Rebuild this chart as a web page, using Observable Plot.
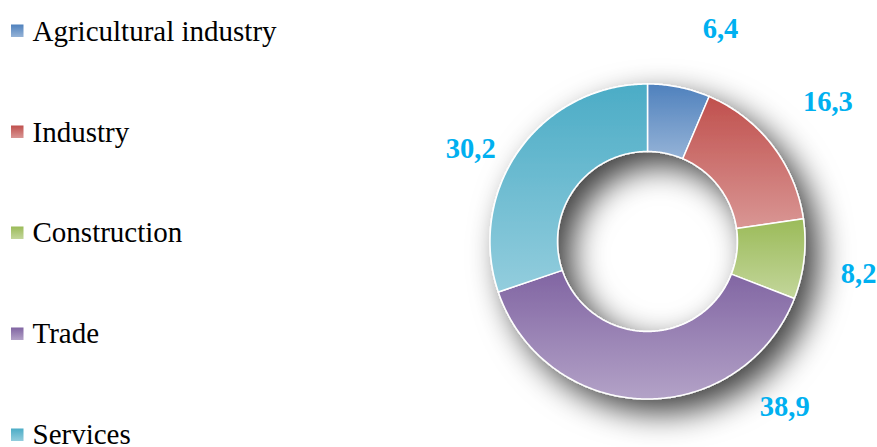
<!DOCTYPE html>
<html><head><meta charset="utf-8">
<script src="https://cdn.jsdelivr.net/npm/d3@7"></script>
<script src="https://cdn.jsdelivr.net/npm/@observablehq/plot@0.6"></script>
<style>html,body{margin:0;padding:0;background:#fff;} #chart{width:877px;height:447px;}</style>
</head><body>
<svg width="0" height="0" style="position:absolute"><defs id="defs"></defs></svg>
<div id="chart"></div>
<script>
// ---- data ----
const categories = ["Agricultural industry", "Industry", "Construction", "Trade", "Services"];
const values = [6.4, 16.3, 8.2, 38.9, 30.2];
const valueLabels = ["6,4", "16,3", "8,2", "38,9", "30,2"];

// ---- styles / layout ----
const colorsTop = ["#4F81BD", "#C0504D", "#9BBB59", "#8064A2", "#4BACC6"];
const colorsBottom = ["#95B3D7", "#D99694", "#C3D69B", "#B3A2C7", "#93CDDD"];
const labelAngles = [18.8, 52.1, 98.6, 140.4, 297.6];   // degrees clockwise from top
const labelRadii = [225, 228, 213, 214.5, 200];
const W = 877, H = 447;
const cx = 647.5, cy = 241.5, R = 157.5, R0 = 90;

// gradient + shadow defs
const defs = document.getElementById("defs");
defs.innerHTML = colorsTop.map((c, i) =>
  `<linearGradient id="grad${i}" x1="0" y1="0" x2="0" y2="1">
     <stop offset="0" stop-color="${c}"/><stop offset="1" stop-color="${colorsBottom[i]}"/>
   </linearGradient>`).join("") +
  `<filter id="shadow" x="-40%" y="-40%" width="190%" height="190%">
     <feDropShadow dx="13" dy="13" stdDeviation="16" flood-color="#000" flood-opacity="0.75"/>
   </filter>`;

// slice geometry from data
const arcs = d3.pie().sort(null)(values);
const rows = arcs.flatMap((a, i) => {
  const n = Math.max(2, Math.ceil((a.endAngle - a.startAngle) / 0.01));
  return d3.range(n + 1).map(k => {
    const t = a.startAngle + (a.endAngle - a.startAngle) * k / n;
    return {i, x1: cx + R0 * Math.sin(t), y1: cy - R0 * Math.cos(t),
               x2: cx + R * Math.sin(t), y2: cy - R * Math.cos(t)};
  });
});

const labels = valueLabels.map((t, i) => {
  const a = labelAngles[i] * Math.PI / 180;
  return {t, x: cx + labelRadii[i] * Math.sin(a), y: cy - labelRadii[i] * Math.cos(a)};
});

const legend = categories.map((c, i) => ({c, i}));

const plot = Plot.plot({
  width: W, height: H,
  margin: 0,
  x: {domain: [0, W], range: [0, W], axis: null},
  y: {domain: [0, H], range: [0, H], axis: null},
  color: {type: "identity"},
  style: {background: "#fff", overflow: "visible"},
  marks: [
    Plot.area(rows, {x1: "x1", y1: "y1", x2: "x2", y2: "y2", z: "i",
      fill: d => `url(#grad${d.i})`, stroke: "#fff", strokeWidth: 1.5, curve: "linear"}),
    Plot.text(labels, {x: "x", y: "y", text: "t", fill: "#00B0F0", fontSize: 28.5,
      fontWeight: "bold", fontFamily: "Liberation Serif", textAnchor: "middle", lineAnchor: "middle"}),
    Plot.rect(legend, {x1: d => 11, x2: d => 23.5, y1: d => 24.5 + 101 * d.i, y2: d => 37 + 101 * d.i,
      fill: d => `url(#grad${d.i})`}),
    Plot.text(legend, {x: d => 32, y: d => 31.5 + 100.6 * d.i, text: "c", fill: "#000", fontSize: 29,
      fontFamily: "Liberation Serif", textAnchor: "start", lineAnchor: "middle"})
  ]
});
const areaG = plot.querySelector('g[aria-label="area"]');
if (areaG) areaG.setAttribute("filter", "url(#shadow)");
document.getElementById("chart").append(plot);
</script>
</body></html>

> **Problem**
Only the lines from the top of the data through the line with "const cx = 647.5, cy" should be quoted, exactly and with both ends kept; skip the pictures.

> **Task solution**
Rebuild this chart as a web page, using Observable Plot.
<!DOCTYPE html>
<html><head><meta charset="utf-8">
<script src="https://cdn.jsdelivr.net/npm/d3@7"></script>
<script src="https://cdn.jsdelivr.net/npm/@observablehq/plot@0.6"></script>
<style>html,body{margin:0;padding:0;background:#fff;} #chart{width:877px;height:447px;}</style>
</head><body>
<svg width="0" height="0" style="position:absolute"><defs id="defs"></defs></svg>
<div id="chart"></div>
<script>
// ---- data ----
const categories = ["Agricultural industry", "Industry", "Construction", "Trade", "Services"];
const values = [6.4, 16.3, 8.2, 38.9, 30.2];
const valueLabels = ["6,4", "16,3", "8,2", "38,9", "30,2"];

// ---- styles / layout ----
const colorsTop = ["#4F81BD", "#C0504D", "#9BBB59", "#8064A2", "#4BACC6"];
const colorsBottom = ["#95B3D7", "#D99694", "#C3D69B", "#B3A2C7", "#93CDDD"];
const labelAngles = [18.8, 52.1, 98.6, 140.4, 297.6];   // degrees clockwise from top
const labelRadii = [225, 228, 213, 214.5, 200];
const W = 877, H = 447;
const cx = 647.5, cy = 241.5, R = 157.5, R0 = 90;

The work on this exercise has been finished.